Ma il punto di vista di chi ci parla da quelle pagine è tutto interno al racconto e alla sua linea apparentemente flessibile, realmente rigida. Finibusterrae è un non luogo, è semplicemente un indice che si sposta di continuo: ti delude quando credi d’averlo raggiunto. Inafferrabile, chimerico. Suggestivo: questo, sì; molto suggestivo. Ma per accettarlo devi accettare che la vita – la vita comune, la vita degli uomini, sia in un certo senso tagliata fuori, recisa, rescissa, azzerata, dimenticata…
Diciamo, allora, che Finibusterrae è un luogo mentale, un territorio dell’immaginazione. O, più di questo, un luogo della parola che serve a costruire quell’immaginazione. La materia di cui è fatto questo luogo è, diremmo con Shakespeare, della sostanza dei nostri sogni. Miraggio, illusione, gioco di fata morgana su un mare di memoria e di morte sulle cui acque sembra che non navi o altri natanti s’avventurino ma solo imbarcazioni mitiche, zattere che trascinano fantasmi…
Del silenzio. Della luce. Della malinconia. Così s’intitola la prima delle prose del libro. Silenzio e luce sono riferimenti immateriali: la malinconia ne è l’anima. Il silenzio è quello di una storia bloccata in un episodio, l’assedio e l’eccidio di Otranto nel 1480; la luce non è quella gioiosa di cui godiamo anche in stagioni in altri luoghi non propizie, ma è una luce di scena, innaturale: ingannevole come una vita corrosa dalla sua stessa pienezza.
E i luoghi di questa luce.
È a Santa Cesarea che è delegato il ruolo di rappresentare la malinconia: «Santa Cesarea è triste se non hai un amore». Malinconia che rischia di sciogliersi in una facile aria da canzonetta. Un po’ come… «Com’è triste Venezia / soltanto un anno dopo… / se non s’ama più»: triste nella memoria! Ma Santa Cesarea è un luogo nobilitato, nella pagina di Errico, da una raffinata allusione letteraria: un frammento del Montale di Dora Markus là dove l’«ansietà di un oriente fiabesco» richiama un passo tenero e vivo: «E qui dove un’antica vita / si screzia in una dolce / ansietà d’oriente…».
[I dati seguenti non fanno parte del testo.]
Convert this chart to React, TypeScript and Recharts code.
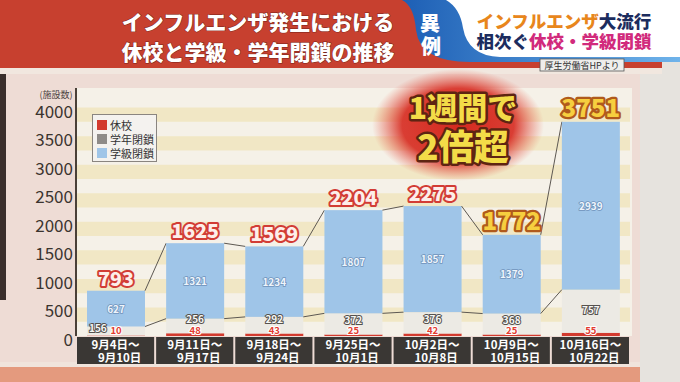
import React from "react"
import {
  BarChart,
  Bar,
  XAxis,
  YAxis,
  ReferenceArea,
  LabelList,
} from "recharts"

// data (厚生労働省HPより)
const weekStart = ["9月4日～", "9月11日～", "9月18日～", "9月25日～", "10月2日～", "10月9日～", "10月16日～"]
const weekEnd = ["9月10日", "9月17日", "9月24日", "10月1日", "10月8日", "10月15日", "10月22日"]
const kyuko = [10, 48, 43, 25, 42, 25, 55] // 休校
const gakunen = [156, 256, 292, 372, 376, 368, 757] // 学年閉鎖
const gakkyu = [627, 1321, 1234, 1807, 1857, 1379, 2939] // 学級閉鎖
const totals = [793, 1625, 1569, 2204, 2275, 1772, 3751]
const highlighted = [false, false, false, false, false, true, true]
const yTicks = [0, 500, 1000, 1500, 2000, 2500, 3000, 3500, 4000]

const data = weekStart.map((s, i) => ({
  name: s + "\n" + weekEnd[i],
  kyuko: kyuko[i],
  gakunen: gakunen[i],
  gakkyu: gakkyu[i],
  total: totals[i],
}))

const W = 680
const H = 382
const LEFT = 76
const RIGHT = 50
const TOP = 88
const BOTTOM = 46
const BAND = (W - LEFT - RIGHT) / data.length
const FONT = "'Noto Sans CJK JP', 'Noto Sans', sans-serif"

const RED = "#d23a2e"
const GRAY = "#eceae4"
const BLUE = "#9fc5e8"

// stripes every other 250 between ticks
const bands = yTicks.slice(0, -1).map((t) => [t + 250, t + 500])

const YTick = (props: any) => {
  const { y, payload } = props
  return (
    <text x={LEFT - 3} y={y + 10} textAnchor="end" fontSize={17} fontFamily={FONT} fontWeight={400} fill="#3b342f">
      {payload.value}
    </text>
  )
}

const XTick = (props: any) => {
  const { x, payload } = props
  const [l1, l2] = String(payload.value).split("\n")
  const w = BAND - 2
  return (
    <g>
      <rect x={x - w / 2} y={337} width={w} height={27} fill="#3a3734" />
      <text x={x} y={348.5} textAnchor="middle" fontSize={11.5} fontWeight={700} fontFamily={FONT} fill="#ffffff">
        {l1}
      </text>
      <text x={x + 4} y={361.5} textAnchor="middle" fontSize={11.5} fontWeight={700} fontFamily={FONT} fill="#ffffff">
        {l2}
      </text>
    </g>
  )
}

// top segment + the thin series lines to the next week
const TopShape = (props: any) => {
  const { x, y, width, height, index, payload } = props
  const ppu = height / payload.gakkyu
  const base = y + height + (payload.kyuko + payload.gakunen) * ppu
  const next = data[index + 1]
  return (
    <g>
      <rect x={x} y={y} width={width} height={height} fill={BLUE} />
      {next && (
        <g stroke="#5d5852" strokeWidth={1}>
          <line x1={x + width} y1={y} x2={x + BAND} y2={base - next.total * ppu} />
          <line x1={x + width} y1={y + height} x2={x + BAND} y2={base - (next.kyuko + next.gakunen) * ppu} />
        </g>
      )}
    </g>
  )
}

const KyukoLabel = (props: any) => {
  const { x, y, width, height, value } = props
  return (
    <text x={x + width / 2} y={y + height - 2} textAnchor="middle" fontSize={9.5} fontWeight={700} fontFamily={FONT}
      fill="#e23b30" stroke="#ffffff" strokeWidth={2} paintOrder="stroke">
      {value}
    </text>
  )
}

const GakunenLabel = (props: any) => {
  const { x, y, width, height, value } = props
  const small = height < 12
  const by = small ? y + height / 2 + 1 : Math.min(y + height / 2 + 3, y + height - 10.5)
  return (
    <text x={small ? x + 2 : x + width / 2} y={by}
      textAnchor={small ? "start" : "middle"} fontSize={10} fontWeight={700} fontFamily={FONT}
      fill="#f7f7f5" stroke="#55514d" strokeWidth={2} paintOrder="stroke">
      {value}
    </text>
  )
}

const GakkyuLabel = (props: any) => {
  const { x, y, width, height, value } = props
  return (
    <text x={x + width / 2} y={y + height / 2 + 4} textAnchor="middle" fontSize={10} fontWeight={700} fontFamily={FONT}
      fill="#eef5fc" stroke="#6f93bb" strokeWidth={1.5} paintOrder="stroke">
      {value}
    </text>
  )
}

const TotalLabel = (props: any) => {
  const { x, y, width, value, index } = props
  const hi = highlighted[index]
  return (
    <text x={x + width / 2} y={y - 5} textAnchor="middle" fontSize={hi ? 24 : 19.5} fontWeight={900} fontFamily={FONT}
      fill={hi ? "#f6cf3f" : "#fdeeea"} stroke={hi ? "#b05a1c" : "#d23c35"} strokeWidth={hi ? 4.5 : 4}
      strokeLinejoin="round" paintOrder="stroke">
      {value}
    </text>
  )
}

const legendItems = [
  { label: "休校", color: RED },
  { label: "学年閉鎖", color: "#8e8b88" },
  { label: "学級閉鎖", color: BLUE },
]

export default function App() {
  return (
    <div style={{ position: "absolute", left: 0, top: 0, width: W, height: H, overflow: "hidden", fontFamily: FONT }}>
      <svg width={W} height={H} style={{ position: "absolute", left: 0, top: 0 }}>
        <defs>
          <linearGradient id="swoosh" x1="0" y1="0" x2="1" y2="0">
            <stop offset="0%" stopColor="#1d5fb5" />
            <stop offset="100%" stopColor="#6fb3ea" />
          </linearGradient>
        </defs>
        {/* board */}
        <rect x={0} y={0} width={W} height={H} fill="#eedcd5" />
        <rect x={640} y={60} width={40} height={H} fill="#e6e3de" />
        <rect x={0} y={362} width={640} height={6} fill="#f0e4dc" />
        <rect x={0} y={367} width={640} height={15} fill="#e49a7e" />
        <rect x={0} y={70} width={6} height={230} fill="#3a2f2c" />
        <rect x={LEFT} y={TOP} width={W - LEFT - RIGHT + 2} height={H - TOP - BOTTOM} fill="#f5f1e8" />
        {/* header */}
        <rect x={0} y={0} width={662} height={70} fill="#c7402f" />
        <rect x={0} y={68} width={662} height={6} fill="#f1e7df" />
        <path d="M402,0 Q414,6 416,30 Q420,62 470,62 L680,62 L680,0 Z" fill="url(#swoosh)" />
        <path d="M446,0 Q460,8 463,28 Q468,56 500,57 L680,57 L680,0 Z" fill="#ffffff" />
        <text x={430} y={31} textAnchor="middle" fontSize={20} fontWeight={900} fill="#ffffff">異</text>
        <text x={431} y={54} textAnchor="middle" fontSize={20} fontWeight={900} fill="#ffffff">例</text>
        <g fontSize={21} fontWeight={900} fill="#ffffff" textAnchor="middle" stroke="#7a231a" strokeWidth={1} paintOrder="stroke">
          <text x={258} y={30}>インフルエンザ発生における</text>
          <text x={258} y={60}>休校と学級・学年閉鎖の推移</text>
        </g>
        <g fontSize={17.5} fontWeight={900} textAnchor="middle">
          <text x={564} y={28}>
            <tspan fill="#e8861c">インフルエンザ</tspan>
            <tspan fill="#1c2c5e">大流行</tspan>
          </text>
          <text x={564} y={48}>
            <tspan fill="#1c2c5e">相次ぐ</tspan>
            <tspan fill="#d12a7c">休校・学級閉鎖</tspan>
          </text>
        </g>
        <rect x={540} y={59} width={84} height={12} fill="#eeeeec" stroke="#555" strokeWidth={0.8} />
        <text x={582} y={68.5} textAnchor="middle" fontSize={9} fill="#333">厚生労働省HPより</text>
        <text x={56} y={97.5} textAnchor="middle" fontSize={9} fill="#4a423d">(施設数)</text>
      </svg>

      <div style={{ position: "absolute", left: 0, top: 0 }}>
        <BarChart width={W} height={H} data={data} margin={{ top: TOP, right: RIGHT, bottom: BOTTOM - 30, left: 0 }} barSize={58}>
          {bands.map(([a, b]) => (
            <ReferenceArea key={a} y1={a} y2={b} fill="#f1e7c5" fillOpacity={1} stroke="none" ifOverflow="visible" />
          ))}
          <XAxis dataKey="name" height={30} axisLine={false} tickLine={false} tick={<XTick />} interval={0} />
          <YAxis width={LEFT} domain={[0, 4343]} ticks={yTicks} allowDataOverflow tickLine={false}
            axisLine={{ stroke: "#4a4038", strokeWidth: 2 }} tick={<YTick />} />
          <Bar dataKey="kyuko" stackId="a" fill={RED} isAnimationActive={false}>
            <LabelList dataKey="kyuko" content={<KyukoLabel />} />
          </Bar>
          <Bar dataKey="gakunen" stackId="a" fill={GRAY} isAnimationActive={false}>
            <LabelList dataKey="gakunen" content={<GakunenLabel />} />
          </Bar>
          <Bar dataKey="gakkyu" stackId="a" fill={BLUE} shape={<TopShape />} isAnimationActive={false}>
            <LabelList dataKey="gakkyu" content={<GakkyuLabel />} />
            <LabelList dataKey="total" content={<TotalLabel />} />
          </Bar>
        </BarChart>
      </div>

      <div style={{ position: "absolute", left: 92, top: 114, width: 65, height: 48, background: "#f4f2ef",
        border: "1px solid #8a8580", boxSizing: "border-box", padding: "3px 0 0 4px" }}>
        {legendItems.map((it) => (
          <div key={it.label} style={{ display: "flex", alignItems: "center", height: 14, fontSize: 11, color: "#333" }}>
            <span style={{ width: 10, height: 10, background: it.color, marginRight: 3, display: "inline-block" }} />
            {it.label}
          </div>
        ))}
      </div>

      <svg width={W} height={H} style={{ position: "absolute", left: 0, top: 0, pointerEvents: "none" }}>
        <defs>
          <radialGradient id="glow" cx="50%" cy="50%" r="50%">
            <stop offset="0%" stopColor="#d42a1f" stopOpacity={1} />
            <stop offset="65%" stopColor="#d8342a" stopOpacity={0.95} />
            <stop offset="100%" stopColor="#e8604f" stopOpacity={0} />
          </radialGradient>
        </defs>
        <ellipse cx={458} cy={125} rx={86} ry={56} fill="url(#glow)" />
        <g fontFamily={FONT} fontWeight={900} fill="#f3dc48" stroke="#5e2412" strokeWidth={5} strokeLinejoin="round"
          paintOrder="stroke" textAnchor="middle">
          <text x={463} y={119} fontSize={30}>1週間で</text>
          <text x={463} y={160} fontSize={35}>2倍超</text>
        </g>
      </svg>
    </div>
  )
}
Finibusterrae è un luogo di storie. Anzi, per chi ci vive, per chi la cerca attratto dal suo oscuro fascino, un viluppo di storie da ritessere, di continuo, le stesse, immobili, bloccate per sempre nella loro fissità, in una memoria – si direbbe – devitalizzata, o impietrita.
Eppure… è proprio da quella memoria impietrita che la pagina spicca il volo, vincendo una certa inerzia della ripetizione retorica, del gioco un po’ troppo scoperto, o dell’abuso, dell’astuzia stilistica: basti l’ossessivo cadenzare la pagina di anafore a cascata, rosario di parole sul filo di rasoio di una inespressiva monotonia. La fissità della cosa raccontata diventa la materia in movimento che anima la pagina, la muove, la agita, la accende di toni vivi, la gioca in una partita nella quale convenzionale e ricercato convivono armoniosamente e là dove credi che stia per crearsi una dissonanza, l’armonia si ricompone ancor prima che due suoni cozzino o stridano emessi insieme.
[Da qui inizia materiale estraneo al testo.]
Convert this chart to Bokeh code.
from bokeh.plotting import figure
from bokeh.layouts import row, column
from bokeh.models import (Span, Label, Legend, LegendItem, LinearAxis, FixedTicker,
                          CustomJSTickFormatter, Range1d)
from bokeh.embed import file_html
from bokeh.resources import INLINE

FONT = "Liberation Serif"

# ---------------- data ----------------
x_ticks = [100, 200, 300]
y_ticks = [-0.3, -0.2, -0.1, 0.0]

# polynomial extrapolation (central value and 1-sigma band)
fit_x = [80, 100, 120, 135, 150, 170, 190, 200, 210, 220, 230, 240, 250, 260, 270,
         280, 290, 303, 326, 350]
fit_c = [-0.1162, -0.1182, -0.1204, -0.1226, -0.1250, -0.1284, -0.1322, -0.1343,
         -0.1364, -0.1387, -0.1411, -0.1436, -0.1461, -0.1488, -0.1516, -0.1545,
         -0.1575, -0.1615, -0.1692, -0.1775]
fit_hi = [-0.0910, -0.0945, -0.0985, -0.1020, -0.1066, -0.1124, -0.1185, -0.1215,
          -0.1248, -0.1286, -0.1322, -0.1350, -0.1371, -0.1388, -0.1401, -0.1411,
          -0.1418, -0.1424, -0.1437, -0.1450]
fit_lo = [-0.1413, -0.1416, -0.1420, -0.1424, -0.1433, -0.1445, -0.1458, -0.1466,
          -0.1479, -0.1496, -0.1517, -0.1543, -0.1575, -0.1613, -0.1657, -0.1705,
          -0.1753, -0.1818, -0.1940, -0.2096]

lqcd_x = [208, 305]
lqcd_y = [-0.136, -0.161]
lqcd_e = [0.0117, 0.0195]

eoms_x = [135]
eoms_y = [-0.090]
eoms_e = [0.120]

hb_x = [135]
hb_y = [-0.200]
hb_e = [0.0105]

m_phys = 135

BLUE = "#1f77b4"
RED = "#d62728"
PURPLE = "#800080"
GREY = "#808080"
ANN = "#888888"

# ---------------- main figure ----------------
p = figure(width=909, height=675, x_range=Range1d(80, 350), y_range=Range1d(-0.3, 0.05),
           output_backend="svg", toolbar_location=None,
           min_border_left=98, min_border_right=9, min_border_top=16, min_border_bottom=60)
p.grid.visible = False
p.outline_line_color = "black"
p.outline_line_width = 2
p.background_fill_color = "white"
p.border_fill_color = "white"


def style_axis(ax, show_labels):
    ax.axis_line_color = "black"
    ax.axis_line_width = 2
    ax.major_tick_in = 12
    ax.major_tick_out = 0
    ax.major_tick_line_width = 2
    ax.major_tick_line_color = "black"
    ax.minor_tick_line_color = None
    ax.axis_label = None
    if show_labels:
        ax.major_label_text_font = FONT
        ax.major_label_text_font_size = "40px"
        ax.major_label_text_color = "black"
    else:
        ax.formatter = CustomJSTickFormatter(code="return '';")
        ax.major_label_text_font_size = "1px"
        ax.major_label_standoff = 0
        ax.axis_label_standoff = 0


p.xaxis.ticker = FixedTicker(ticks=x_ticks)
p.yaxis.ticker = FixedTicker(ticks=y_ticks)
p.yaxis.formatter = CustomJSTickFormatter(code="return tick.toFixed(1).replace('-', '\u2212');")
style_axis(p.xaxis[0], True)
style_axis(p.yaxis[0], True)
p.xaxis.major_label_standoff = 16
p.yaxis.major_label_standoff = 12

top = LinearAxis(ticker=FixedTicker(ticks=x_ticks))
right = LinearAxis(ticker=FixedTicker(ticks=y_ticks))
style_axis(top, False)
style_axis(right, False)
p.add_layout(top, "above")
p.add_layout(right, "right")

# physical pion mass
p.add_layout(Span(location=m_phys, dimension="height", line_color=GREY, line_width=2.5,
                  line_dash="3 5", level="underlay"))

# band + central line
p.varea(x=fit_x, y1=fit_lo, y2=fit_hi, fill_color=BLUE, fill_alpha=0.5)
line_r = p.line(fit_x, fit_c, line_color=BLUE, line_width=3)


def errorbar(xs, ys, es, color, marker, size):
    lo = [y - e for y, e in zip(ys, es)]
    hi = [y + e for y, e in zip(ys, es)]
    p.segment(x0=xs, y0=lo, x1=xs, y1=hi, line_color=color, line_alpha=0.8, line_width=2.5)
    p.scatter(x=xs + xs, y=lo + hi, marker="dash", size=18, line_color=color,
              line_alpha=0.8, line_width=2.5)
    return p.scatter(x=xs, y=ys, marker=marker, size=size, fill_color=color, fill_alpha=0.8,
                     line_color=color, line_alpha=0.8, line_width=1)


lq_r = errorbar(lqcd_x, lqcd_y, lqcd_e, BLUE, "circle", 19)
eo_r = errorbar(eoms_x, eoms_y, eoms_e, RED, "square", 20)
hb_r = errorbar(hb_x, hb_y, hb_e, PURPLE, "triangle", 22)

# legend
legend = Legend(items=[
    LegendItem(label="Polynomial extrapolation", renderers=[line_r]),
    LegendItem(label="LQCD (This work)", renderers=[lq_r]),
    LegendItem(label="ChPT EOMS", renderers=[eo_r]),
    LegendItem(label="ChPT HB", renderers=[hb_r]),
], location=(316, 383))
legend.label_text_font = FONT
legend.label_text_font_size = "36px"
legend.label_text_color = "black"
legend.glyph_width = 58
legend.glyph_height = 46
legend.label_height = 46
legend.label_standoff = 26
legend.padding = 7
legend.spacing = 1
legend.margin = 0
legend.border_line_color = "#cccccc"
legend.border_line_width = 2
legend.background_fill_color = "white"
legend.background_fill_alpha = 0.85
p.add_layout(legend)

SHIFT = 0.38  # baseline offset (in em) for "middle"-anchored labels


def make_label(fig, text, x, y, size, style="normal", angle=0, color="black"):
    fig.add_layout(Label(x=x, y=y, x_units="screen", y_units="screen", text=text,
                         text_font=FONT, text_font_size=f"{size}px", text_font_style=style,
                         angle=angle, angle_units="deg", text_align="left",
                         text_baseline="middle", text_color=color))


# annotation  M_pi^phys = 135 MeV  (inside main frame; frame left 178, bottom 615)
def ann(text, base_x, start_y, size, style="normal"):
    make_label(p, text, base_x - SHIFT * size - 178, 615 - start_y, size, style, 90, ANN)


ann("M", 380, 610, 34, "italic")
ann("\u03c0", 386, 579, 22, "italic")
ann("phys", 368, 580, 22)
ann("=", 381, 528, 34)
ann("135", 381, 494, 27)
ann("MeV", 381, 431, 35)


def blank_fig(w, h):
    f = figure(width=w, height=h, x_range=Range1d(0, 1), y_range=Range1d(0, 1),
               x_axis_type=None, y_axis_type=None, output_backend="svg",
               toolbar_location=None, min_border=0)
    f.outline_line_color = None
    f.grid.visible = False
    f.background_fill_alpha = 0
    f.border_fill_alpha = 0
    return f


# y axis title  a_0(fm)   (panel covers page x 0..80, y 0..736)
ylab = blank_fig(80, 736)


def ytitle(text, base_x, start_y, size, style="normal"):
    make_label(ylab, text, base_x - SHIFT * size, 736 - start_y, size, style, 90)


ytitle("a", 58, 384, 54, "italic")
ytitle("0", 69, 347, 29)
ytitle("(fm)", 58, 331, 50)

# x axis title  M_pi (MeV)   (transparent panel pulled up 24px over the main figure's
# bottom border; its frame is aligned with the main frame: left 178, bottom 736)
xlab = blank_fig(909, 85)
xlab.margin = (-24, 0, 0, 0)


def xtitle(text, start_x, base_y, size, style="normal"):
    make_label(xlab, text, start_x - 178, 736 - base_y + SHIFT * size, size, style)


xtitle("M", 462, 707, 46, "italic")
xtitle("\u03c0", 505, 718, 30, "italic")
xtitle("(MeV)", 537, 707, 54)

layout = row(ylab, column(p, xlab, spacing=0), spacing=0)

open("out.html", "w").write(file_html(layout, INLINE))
Che cosa racconta il libro di Errico, questo Viaggio a Finibusterrae? Racconta il raccontare, perché altra materia non c’è che questa: il piacere del racconto o, anche, la necessità del racconto là dove altro bene non è possibile se non quello del raccontare. I luoghi non esistono come luoghi reali. O, se ai luoghi reali legati a certi nomi si fa riferimento, si registra una decisa separazione tra il nome fortemente evocativo e la realtà piatta di una quotidianità priva di qualsiasi attrattiva. Lo si legge nella prosa intitolata Le parole del confine:
Allora Finibusterrae può essere nostalgia anche di cose che non sono mai state, un luogo generato dal pensiero, la fantasticheria di una controra, una sensazione di estraneità alla storia e di appartenenza alla condizione del mito, può essere soltanto un’invenzione letteraria realizzata attraverso un processo di trasfigurazione.
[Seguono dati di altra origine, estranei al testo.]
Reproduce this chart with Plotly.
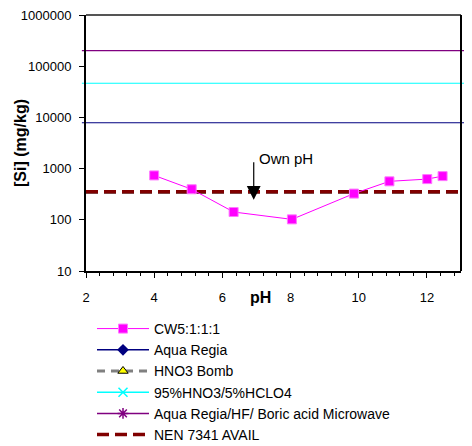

Insomma: «Finibusterrae è la residenza della scrittura». Di una scrittura che ci conduce in un labirinto dal quale non si vuole uscire. Seguiamo percorsi obliqui, cediamo al fascino di una sirena che versa nel nostro orecchio il più dolce miele delle sue canzoni. Ma c’è, e domina, una nota dolorosa, perché ciò di cui si parla è qualcosa che abbiamo perduto.
Ciò di cui si parla è invaso da un sentimento dell’addio: il luogo di transito, il territorio di confine, tutto ciò che è – o appare – mobile e incerto entra nel dominio dell’ambiguo e del probabile, nel territorio del forse, di ciò che è, o non è, o potrebbe essere… Non v’è certezza neanche del domani, del momento presente, di un bene posseduto…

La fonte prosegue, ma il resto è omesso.